Given exercise: Please reproduce exactly the lines between the line holding "Give me the matplotlib source for this chart." and the line holding "a_high_cens = [24, 29, 53, 81, 135, 168, 260]", inclusive, leaving out any pictures.

Dataset extract:
--------------------------------

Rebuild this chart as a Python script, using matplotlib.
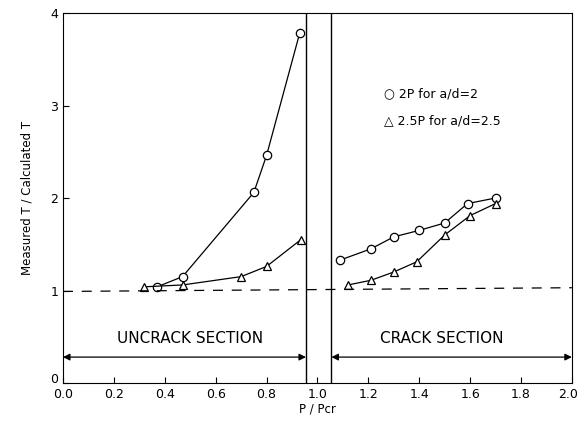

--------------------------------

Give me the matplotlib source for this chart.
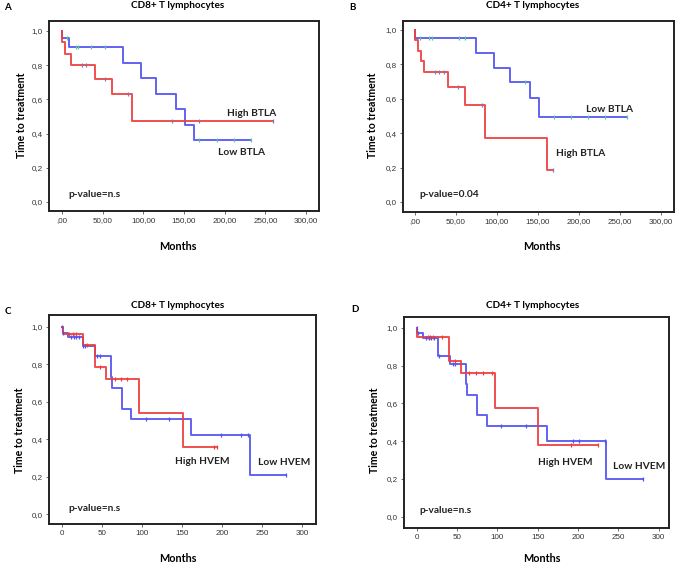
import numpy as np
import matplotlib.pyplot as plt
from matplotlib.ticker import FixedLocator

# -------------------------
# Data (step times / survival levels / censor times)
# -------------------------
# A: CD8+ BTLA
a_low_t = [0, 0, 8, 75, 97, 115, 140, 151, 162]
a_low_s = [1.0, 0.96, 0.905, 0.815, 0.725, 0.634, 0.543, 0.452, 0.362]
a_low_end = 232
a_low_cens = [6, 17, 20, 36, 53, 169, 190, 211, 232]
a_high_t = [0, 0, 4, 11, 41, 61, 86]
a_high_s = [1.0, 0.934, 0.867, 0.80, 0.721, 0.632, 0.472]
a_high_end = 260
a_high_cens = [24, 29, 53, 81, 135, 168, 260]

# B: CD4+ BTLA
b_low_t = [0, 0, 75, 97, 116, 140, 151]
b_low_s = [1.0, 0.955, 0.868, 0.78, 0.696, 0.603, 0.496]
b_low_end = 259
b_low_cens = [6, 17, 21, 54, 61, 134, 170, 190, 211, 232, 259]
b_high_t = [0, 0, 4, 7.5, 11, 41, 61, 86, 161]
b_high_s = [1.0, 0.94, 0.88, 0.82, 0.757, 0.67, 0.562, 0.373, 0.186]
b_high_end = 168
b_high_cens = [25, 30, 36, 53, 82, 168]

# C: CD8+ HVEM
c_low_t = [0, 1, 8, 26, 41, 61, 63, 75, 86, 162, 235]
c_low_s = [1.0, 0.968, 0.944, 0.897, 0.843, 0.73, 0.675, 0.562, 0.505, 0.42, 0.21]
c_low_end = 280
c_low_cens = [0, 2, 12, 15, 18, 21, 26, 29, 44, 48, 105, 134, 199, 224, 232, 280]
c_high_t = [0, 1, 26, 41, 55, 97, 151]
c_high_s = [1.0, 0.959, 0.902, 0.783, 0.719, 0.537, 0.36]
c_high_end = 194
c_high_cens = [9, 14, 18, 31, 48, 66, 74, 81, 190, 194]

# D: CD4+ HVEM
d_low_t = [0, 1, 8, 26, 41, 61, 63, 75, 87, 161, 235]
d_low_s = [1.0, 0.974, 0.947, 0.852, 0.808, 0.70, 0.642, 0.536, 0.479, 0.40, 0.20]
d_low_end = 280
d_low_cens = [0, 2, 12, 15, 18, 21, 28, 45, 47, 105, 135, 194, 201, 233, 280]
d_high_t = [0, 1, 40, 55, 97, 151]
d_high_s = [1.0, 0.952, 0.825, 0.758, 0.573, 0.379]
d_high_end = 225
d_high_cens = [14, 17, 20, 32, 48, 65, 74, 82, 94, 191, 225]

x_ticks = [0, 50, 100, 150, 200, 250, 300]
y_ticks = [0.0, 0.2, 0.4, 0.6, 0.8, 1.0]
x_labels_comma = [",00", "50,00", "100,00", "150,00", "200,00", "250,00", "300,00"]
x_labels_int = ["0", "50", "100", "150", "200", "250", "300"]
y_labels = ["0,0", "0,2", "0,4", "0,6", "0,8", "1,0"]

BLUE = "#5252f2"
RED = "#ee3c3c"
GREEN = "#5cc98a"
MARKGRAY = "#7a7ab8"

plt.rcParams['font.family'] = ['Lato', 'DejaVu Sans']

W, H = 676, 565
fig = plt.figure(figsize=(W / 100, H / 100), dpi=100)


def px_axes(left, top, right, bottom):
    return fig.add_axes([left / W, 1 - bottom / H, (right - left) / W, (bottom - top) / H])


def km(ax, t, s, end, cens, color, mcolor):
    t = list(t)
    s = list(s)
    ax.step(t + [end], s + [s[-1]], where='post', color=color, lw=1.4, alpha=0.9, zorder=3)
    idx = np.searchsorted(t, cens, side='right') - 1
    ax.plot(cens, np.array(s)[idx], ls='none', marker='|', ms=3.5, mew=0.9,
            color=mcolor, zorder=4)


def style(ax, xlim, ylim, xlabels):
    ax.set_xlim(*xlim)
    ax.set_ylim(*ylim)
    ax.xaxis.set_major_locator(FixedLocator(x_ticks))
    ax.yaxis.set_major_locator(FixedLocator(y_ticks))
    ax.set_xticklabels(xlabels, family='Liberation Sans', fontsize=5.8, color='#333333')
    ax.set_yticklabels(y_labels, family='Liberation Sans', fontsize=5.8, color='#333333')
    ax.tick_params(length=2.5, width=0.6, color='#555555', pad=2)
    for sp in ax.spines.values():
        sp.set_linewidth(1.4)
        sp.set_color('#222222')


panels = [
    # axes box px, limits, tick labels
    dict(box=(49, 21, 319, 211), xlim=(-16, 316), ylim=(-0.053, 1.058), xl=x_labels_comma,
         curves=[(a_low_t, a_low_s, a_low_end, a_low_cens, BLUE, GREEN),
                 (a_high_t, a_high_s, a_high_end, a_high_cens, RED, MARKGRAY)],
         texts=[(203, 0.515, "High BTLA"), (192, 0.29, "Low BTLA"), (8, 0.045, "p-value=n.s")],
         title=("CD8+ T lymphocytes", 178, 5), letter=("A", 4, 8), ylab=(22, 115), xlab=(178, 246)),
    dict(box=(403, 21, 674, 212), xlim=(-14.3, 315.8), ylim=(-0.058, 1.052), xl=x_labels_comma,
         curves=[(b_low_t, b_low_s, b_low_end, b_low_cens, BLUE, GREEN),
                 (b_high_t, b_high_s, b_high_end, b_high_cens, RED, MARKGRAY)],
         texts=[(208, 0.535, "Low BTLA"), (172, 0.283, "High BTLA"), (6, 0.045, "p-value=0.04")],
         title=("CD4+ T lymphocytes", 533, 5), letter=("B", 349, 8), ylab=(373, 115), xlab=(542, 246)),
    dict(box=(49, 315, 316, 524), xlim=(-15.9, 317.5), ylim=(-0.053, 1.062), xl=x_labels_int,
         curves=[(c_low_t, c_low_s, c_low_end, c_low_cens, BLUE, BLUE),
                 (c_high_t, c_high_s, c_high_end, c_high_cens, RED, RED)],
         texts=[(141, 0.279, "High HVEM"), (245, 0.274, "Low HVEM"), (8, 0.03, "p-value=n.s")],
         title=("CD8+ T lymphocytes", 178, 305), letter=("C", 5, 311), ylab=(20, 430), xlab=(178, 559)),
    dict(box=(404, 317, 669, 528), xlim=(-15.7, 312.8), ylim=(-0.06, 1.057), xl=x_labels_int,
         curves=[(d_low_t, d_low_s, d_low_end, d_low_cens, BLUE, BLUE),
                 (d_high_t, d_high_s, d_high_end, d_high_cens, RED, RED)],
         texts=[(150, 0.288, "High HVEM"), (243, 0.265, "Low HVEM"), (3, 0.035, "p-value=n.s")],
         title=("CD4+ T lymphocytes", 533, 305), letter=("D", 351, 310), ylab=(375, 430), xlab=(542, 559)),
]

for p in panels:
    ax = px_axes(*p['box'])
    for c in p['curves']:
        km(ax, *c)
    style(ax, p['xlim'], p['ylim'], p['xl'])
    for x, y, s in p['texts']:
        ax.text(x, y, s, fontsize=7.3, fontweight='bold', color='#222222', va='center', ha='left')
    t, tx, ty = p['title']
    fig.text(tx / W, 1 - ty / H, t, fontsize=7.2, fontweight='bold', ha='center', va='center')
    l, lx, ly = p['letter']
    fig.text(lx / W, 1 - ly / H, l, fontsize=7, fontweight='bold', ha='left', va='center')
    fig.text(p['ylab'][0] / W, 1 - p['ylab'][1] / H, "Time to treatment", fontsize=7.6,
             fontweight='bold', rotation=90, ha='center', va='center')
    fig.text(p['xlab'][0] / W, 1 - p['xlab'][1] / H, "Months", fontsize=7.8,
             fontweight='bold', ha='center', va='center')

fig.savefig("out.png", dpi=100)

--------------------------------

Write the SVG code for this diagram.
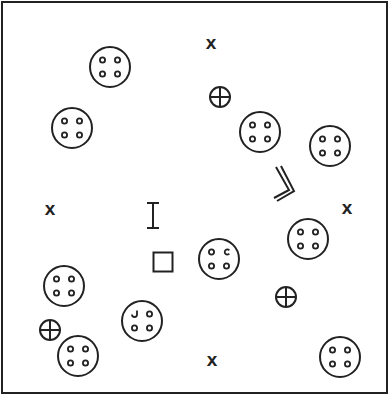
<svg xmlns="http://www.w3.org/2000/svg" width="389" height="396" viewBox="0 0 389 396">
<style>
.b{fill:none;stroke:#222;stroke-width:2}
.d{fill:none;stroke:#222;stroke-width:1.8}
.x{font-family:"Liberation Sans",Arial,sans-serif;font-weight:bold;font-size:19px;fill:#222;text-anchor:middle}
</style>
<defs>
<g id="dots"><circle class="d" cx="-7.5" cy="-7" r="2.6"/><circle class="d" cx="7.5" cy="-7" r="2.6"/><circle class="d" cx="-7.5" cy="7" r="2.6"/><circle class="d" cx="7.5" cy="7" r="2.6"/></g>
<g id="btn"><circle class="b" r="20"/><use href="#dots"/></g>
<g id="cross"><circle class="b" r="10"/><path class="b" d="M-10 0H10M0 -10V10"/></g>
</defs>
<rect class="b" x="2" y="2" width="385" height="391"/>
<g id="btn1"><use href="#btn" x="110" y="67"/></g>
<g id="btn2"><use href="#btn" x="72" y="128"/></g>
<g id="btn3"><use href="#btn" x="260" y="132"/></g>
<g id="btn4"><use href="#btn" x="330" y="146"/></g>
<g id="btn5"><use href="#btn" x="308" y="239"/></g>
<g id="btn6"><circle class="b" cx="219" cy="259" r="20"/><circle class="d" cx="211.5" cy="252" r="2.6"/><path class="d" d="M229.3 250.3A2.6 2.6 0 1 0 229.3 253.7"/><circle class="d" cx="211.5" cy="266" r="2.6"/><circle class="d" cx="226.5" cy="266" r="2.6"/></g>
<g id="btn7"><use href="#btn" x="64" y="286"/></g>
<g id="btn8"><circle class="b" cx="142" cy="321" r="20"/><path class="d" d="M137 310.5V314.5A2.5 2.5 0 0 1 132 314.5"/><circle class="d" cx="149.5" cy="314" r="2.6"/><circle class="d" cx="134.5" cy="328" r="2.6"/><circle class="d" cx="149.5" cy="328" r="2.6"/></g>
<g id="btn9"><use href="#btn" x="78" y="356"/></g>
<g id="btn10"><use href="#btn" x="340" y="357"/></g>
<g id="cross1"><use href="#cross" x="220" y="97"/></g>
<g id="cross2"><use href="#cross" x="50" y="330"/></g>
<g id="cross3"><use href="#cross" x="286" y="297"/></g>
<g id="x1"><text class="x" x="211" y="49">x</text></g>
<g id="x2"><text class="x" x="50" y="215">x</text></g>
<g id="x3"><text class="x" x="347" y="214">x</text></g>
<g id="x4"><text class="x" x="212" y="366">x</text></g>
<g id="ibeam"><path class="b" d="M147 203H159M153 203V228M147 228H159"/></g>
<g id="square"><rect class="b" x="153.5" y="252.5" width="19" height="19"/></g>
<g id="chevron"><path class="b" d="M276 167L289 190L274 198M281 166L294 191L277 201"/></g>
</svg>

--------------------------------

Exercise output:
Give me the matplotlib source for this chart.
import numpy as np
import matplotlib.pyplot as plt
from matplotlib.ticker import FixedLocator

# -------------------------
# Data (step times / survival levels / censor times)
# -------------------------
# A: CD8+ BTLA
a_low_t = [0, 0, 8, 75, 97, 115, 140, 151, 162]
a_low_s = [1.0, 0.96, 0.905, 0.815, 0.725, 0.634, 0.543, 0.452, 0.362]
a_low_end = 232
a_low_cens = [6, 17, 20, 36, 53, 169, 190, 211, 232]
a_high_t = [0, 0, 4, 11, 41, 61, 86]
a_high_s = [1.0, 0.934, 0.867, 0.80, 0.721, 0.632, 0.472]
a_high_end = 260
a_high_cens = [24, 29, 53, 81, 135, 168, 260]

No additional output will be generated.